REPUBLIKA.CO.ID, JAKARTA -- Pada Mei 2018 Hakim Agung Artidjo Alkostar resmi purnatugas. Praktis sepanjang tahun 2018 rombongan terpidana kasus korupsi silih berganti mengajukan upaya Peninjauan Kembali (PK) ke Mahkamah Agung.
Indonesia Corruption Watch (ICW) mencatat setidaknya 24 terpidana kasus korupsi yang ditangani oleh KPK mengajukan upaya hukum luar biasa itu. PK sejatinya memang merupakan hak dari narapidana yang dijamin oleh undang-undang. Akan tetapi tak jarang PK justru dimanfaatkan oleh pelaku korupsi sebagai “jalan pintas” agar terbebas dari jerat hukum.

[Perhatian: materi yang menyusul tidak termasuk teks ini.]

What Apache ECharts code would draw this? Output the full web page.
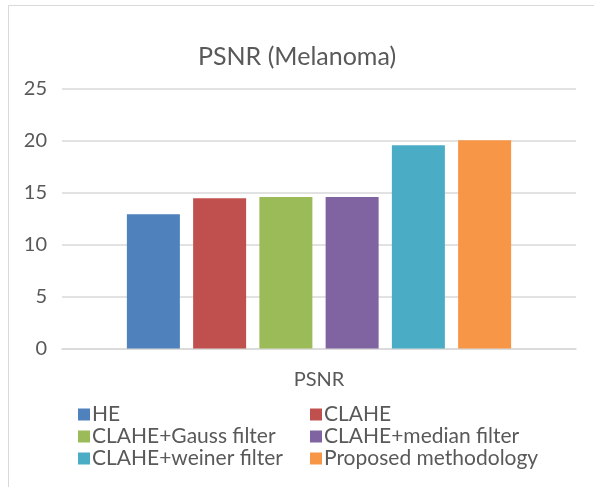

"Data ICW menyebutkan bahwa sejak tahun 2007 sampai tahun 2018 ada 101 narapidana yang dibebaskan, 5 putusan lepas, dan 14 dihukum lebih ringan daripada tingkat pengadilan sebelumnya pada fase peninjauan kembali," kata peneliti ICW, Lalola Easter di Kantor ICW Jakarta, Ahad (28/4).
Padahal, dalam pasal 263 ayat (2) KUHAP telah tegas mengatur mengenai syarat jika seseorang ingin mengajukan PK, yakni: 1) Apabila terdapat keadaan/novum baru; 2)
putusan yang keliru; 3) kekhilafan dari hakim saat menjatuhkan putusan.
Namun dalam beberapa kesempatan syarat itu kerap diabaikan, sehingga putusan yang dihasilkan dinilai jauh dari rasa keadilan bagi masyarakat. Hal lain juga yang cukup penting adalah terpilihnya Suhadi menjadi Ketua Kamar Pidana MA.
"Yang mana diketahui bahwa ia mempunyai rekam jejak buruk ketika menyidangkan pelaku korupsi. Tahun 2013 lalu, ia membebaskan terpidana korupsi Bantuan Likuiditas Bank Indonesia, Sudjiono Timan. Padahal saat
mengajukan PK Sudjiono Timan berstatus buron pasca divonis 15 tahun penjara dan berkewajiban membayar uang pengganti sebesar Rp 369 miliar di tingkat kasasi," ucap Lalola.